_What is being asked_. Reproduce each line bearing the word "matplotlib".
======== Given information
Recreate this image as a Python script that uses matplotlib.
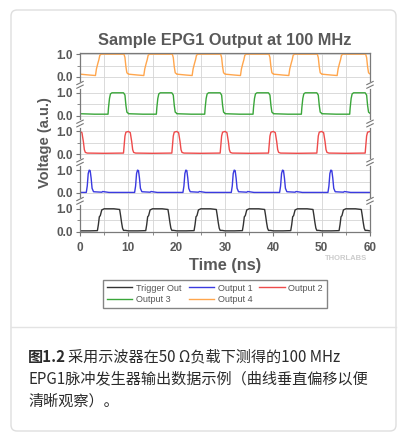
import numpy as np
import matplotlib.pyplot as plt
from matplotlib.patches import FancyBboxPatch
from matplotlib.lines import Line2D
from matplotlib.ticker import MultipleLocator, FixedLocator, FixedFormatter

# ------------------------ Dados ------------------------
# pulse start of each 10 ns period
period_starts = [0, 10, 20, 30, 40, 50]

# one period of each waveform (time inside the period in ns, voltage a.u.)
trig_t = [0.0, 2.0, 3.6, 3.8, 4.0, 4.2, 4.5, 5.0, 7.0, 8.2, 8.4, 8.6, 8.8, 9.0, 9.4, 10.0]
trig_v = [0.03, 0.03, 0.04, 0.30, 0.65, 0.70, 0.95, 1.0, 1.0, 0.97, 0.70, 0.40, 0.15, 0.05, 0.05, 0.03]

out1_t = [0.0, 1.3, 1.5, 1.7, 1.9, 2.1, 2.3, 2.5, 2.8, 4.5, 4.7, 6.0, 10.0]
out1_v = [0.02, 0.02, 0.30, 0.85, 1.0, 0.98, 0.65, 0.20, 0.05, 0.03, 0.06, 0.02, 0.02]

out2_t = [0.0, 0.4, 0.7, 0.9, 1.1, 1.5, 5.0, 9.0, 9.1, 9.3, 9.5, 10.0]
out2_v = [1.0, 0.95, 0.55, 0.20, 0.08, 0.05, 0.04, 0.05, 0.30, 0.80, 0.97, 1.0]

out3_t = [0.0, 3.0, 5.8, 5.9, 6.1, 6.3, 6.6, 9.0, 9.3, 9.5, 9.7, 10.0]
out3_v = [0.08, 0.06, 0.06, 0.35, 0.75, 0.95, 1.0, 1.0, 0.90, 0.45, 0.15, 0.10]

out4_t = [0.0, 2.0, 3.2, 3.4, 3.7, 3.9, 4.1, 4.4, 9.1, 9.3, 9.5, 9.7, 10.0]
out4_v = [0.12, 0.08, 0.06, 0.35, 0.60, 0.75, 0.95, 1.0, 1.0, 0.85, 0.45, 0.18, 0.13]

labels  = ['Trigger Out', 'Output 1', 'Output 2', 'Output 3', 'Output 4']
colors  = ['#333333', '#3a3ae0', '#ee4b4b', '#3aa63a', '#ffa64d']
offsets = [0.0, 1.7, 3.4, 5.1, 6.8]
shapes  = [(trig_t, trig_v), (out1_t, out1_v), (out2_t, out2_v),
           (out3_t, out3_v), (out4_t, out4_v)]

plt.rcParams['font.family'] = ['Liberation Sans', 'DejaVu Sans']
gray = '#595959'

# ------------------------ Figura ------------------------
fig = plt.figure(figsize=(4.04, 4.38), dpi=100)
fig.patch.set_facecolor('white')

# card frame (behind everything)
card = FancyBboxPatch((0.11, 0.07), 3.85, 4.21, boxstyle='round,pad=0,rounding_size=0.06',
                      transform=fig.dpi_scale_trans, facecolor='white',
                      edgecolor='#dedede', linewidth=1.0, zorder=-10)
fig.patches.append(card)
fig.lines.append(Line2D([0.11, 3.96], [4.38 - 3.27, 4.38 - 3.27], transform=fig.dpi_scale_trans,
                        color='#e3e3e3', linewidth=1.0, zorder=-9))

ax = fig.add_axes([80 / 404, 1 - 232 / 438, 290 / 404, 179 / 438])
ax.set_facecolor('none')

lines = []
for (tt, vv), off, c, lab in zip(shapes, offsets, colors, labels):
    t_all, v_all = [], []
    for p in period_starts:
        t_all += [p + t for t in tt]
        v_all += list(vv)
    ln, = ax.plot(np.array(t_all), np.array(v_all) + off, color=c, linewidth=1.0, label=lab)
    lines.append(ln)

ax.set_xlim(0, 60)
ax.set_ylim(-0.02, 7.85)

# ticks
ax.xaxis.set_major_locator(MultipleLocator(10))
ax.xaxis.set_minor_locator(MultipleLocator(5))
yt = []
ylab = []
for off in offsets:
    yt += [off, off + 1.0]
    ylab += ['0.0', '1.0']
ax.yaxis.set_major_locator(FixedLocator(yt))
ax.yaxis.set_major_formatter(FixedFormatter(ylab))
ax.yaxis.set_minor_locator(FixedLocator([off + 0.5 for off in offsets]))
ax.tick_params(axis='both', which='major', direction='out', length=3, width=0.8,
               color='#777777', labelsize=8.5, labelcolor=gray)
ax.tick_params(axis='x', which='major', pad=4)
ax.tick_params(axis='y', which='major', pad=2)
ax.tick_params(axis='both', which='minor', direction='out', length=2, width=0.6, color='#777777')
for lb in ax.get_xticklabels() + ax.get_yticklabels():
    lb.set_fontweight('bold')

ax.grid(which='both', color='#d4d4d4', linewidth=0.6)
ax.set_axisbelow(True)
for s in ax.spines.values():
    s.set_color('#7a7a7a')
    s.set_linewidth(0.9)

# axis break marks
for off in offsets[:-1]:
    yb = off + 1.35
    for xs in (0.0, 1.0):
        tr = ax.get_yaxis_transform()
        ax.plot([xs, xs], [yb - 0.09, yb + 0.09], color='white', linewidth=2.0,
                transform=tr, clip_on=False, zorder=5)
        for dy in (-0.08, 0.08):
            ax.plot([xs - 0.011, xs + 0.011], [yb + dy - 0.07, yb + dy + 0.07],
                    color='#777777', linewidth=0.8, transform=tr, clip_on=False, zorder=6)

ax.set_title('Sample EPG1 Output at 100 MHz', fontsize=11.8, fontweight='bold',
             color=gray, pad=6)
ax.set_xlabel('Time (ns)', fontsize=11.8, fontweight='bold', color=gray, labelpad=3)
ax.set_ylabel('Voltage (a.u.)', fontsize=10.5, fontweight='bold', color=gray, labelpad=3)

fig.text(346 / 404, 1 - 259 / 438, 'THORLABS', fontsize=5.5, fontweight='bold',
         color='#cccccc', ha='center', va='center')

# legend: row order Trigger Out, Output 1, Output 2 / Output 3, Output 4
order = [0, 3, 1, 4, 2]
leg = fig.legend([lines[i] for i in order], [labels[i] for i in order], ncol=3,
                 loc='center', bbox_to_anchor=(215 / 404, 1 - 294 / 438),
                 fontsize=6.5, frameon=True, fancybox=False, handlelength=2.8,
                 columnspacing=0.8, handletextpad=0.4, labelspacing=0.3,
                 borderpad=0.4)
leg.get_frame().set_edgecolor('#666666')
leg.get_frame().set_linewidth(1.0)
for txt in leg.get_texts():
    txt.set_color('#555555')

# ------------------------ Legenda (texto) ------------------------
cjk = ['Noto Sans CJK SC', 'DejaVu Sans']
fs = 10.9
fig.text(28 / 404, 1 - 357 / 438, '图1.2', fontsize=fs, fontweight='bold',
         color='#2b2b2b', family=cjk, va='center')
fig.text(68 / 404, 1 - 357 / 438, '采用示波器在50 Ω负载下测得的100 MHz', fontsize=fs,
         color='#2b2b2b', family=cjk, va='center')
fig.text(28 / 404, 1 - 379 / 438, 'EPG1脉冲发生器输出数据示例（曲线垂直偏移以便',
         fontsize=fs, color='#2b2b2b', family=cjk, va='center')
fig.text(28 / 404, 1 - 401 / 438, '清晰观察）。', fontsize=fs, color='#2b2b2b',
         family=cjk, va='center')

fig.savefig('out.png', dpi=100)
================
_Solution to this problem_.
Recreate this image as a Python script that uses matplotlib.
import matplotlib.pyplot as plt
from matplotlib.patches import FancyBboxPatch
from matplotlib.lines import Line2D
from matplotlib.ticker import MultipleLocator, FixedLocator, FixedFormatter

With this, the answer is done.